Munich_Times_12_22_44_37The link between drinking alcohol and smoking has long been speculated upon as many people who drink often crave nicotine. Fresh research has shown a definitive link between the two.

Smoking and Drinking

Researchers at the Baylor College of Medicine in Houston, Texas have been investigating the relationship between nicotine and alcohol use by examining chemical reactions in the human brain. Experiments carried out on rats, which share a similar genetic make-up to humans, have produced some surprising results.

The link between smoking and drinking was examined by exposing rats to nicotine before offering them alcohol. The Research found that nicotine boosts a rat’s interest in alcohol even up to 15 hours after exposure to nicotine. However, it takes just 90 minutes for nicotine to leave a rat’s body, meaning that nicotine alters the brain’s reaction to alcohol.

In humans, alcohol boosts dopamine levels in the brain’s pleasure centres causing a feeling of euphoria. However, it also dampens the ability of the brain to respond to the drug meaning it takes more alcohol to cause the same level of pleasure. The research also shows that nicotine increases this effect, so people that smoke need more alcohol to reach that same level of enjoyment than those who do not.

In short, stress hormones in the brain’s pleasure centre cause people to crave nicotine more when they drink alcohol and crave alcohol more when they smoke.

Nicotine, Alcohol and the Brain.

Dr John Dani, a researcher in the project said: “Our findings indicate the mechanisms by which nicotine influences the neural systems associated with alcohol abuse, providing a foundation for conceptualising strategies aimed at diminishing the link between smoking addiction and later alcohol abuse.

“Young people typically experiment with nicotine from tobacco in their teens, and that exposure possibly contributes to a greater vulnerability to alcohol abuse later in life.

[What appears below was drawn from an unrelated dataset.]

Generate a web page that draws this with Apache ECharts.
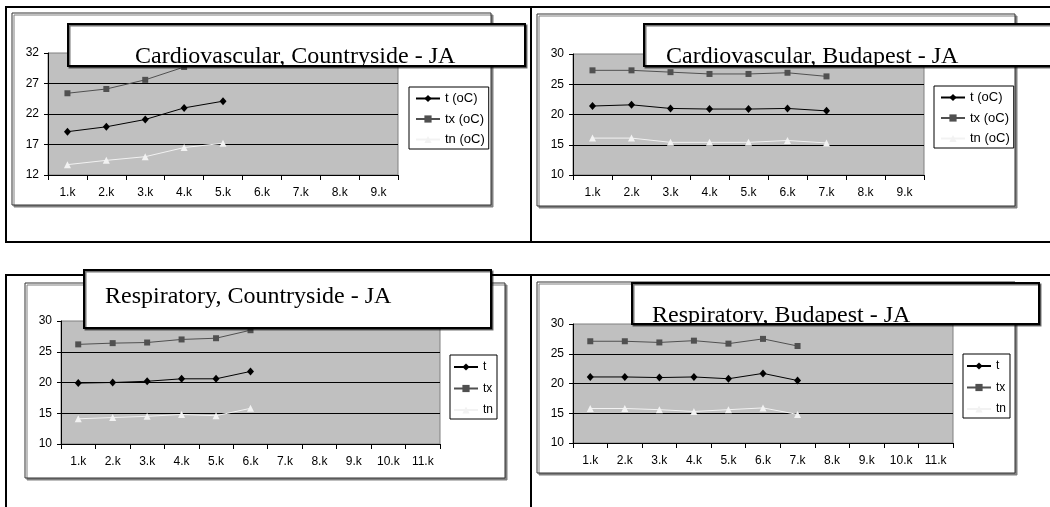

“Therefore, greater vigilance is called for to prevent the initial exposure to nicotine and to follow those at risk. In addition, our work suggests that stress hormones are candidate targets for prevention or treatment therapies”.

From the research it suggests that smoking from a young age could actually increase the chances of an individual developing alcohol dependence in later life. Even a one-time exposure to nicotine can have a lasting effect on how the brain responds to alcohol.

The latest findings come after it was revealed that people who smoke suffer more severe hangovers than those who do not. Scientists at Brown University, in the USA, found that tobacco smoke contains chemicals that form in body tissue when people smoke causing more severe hangover symptoms.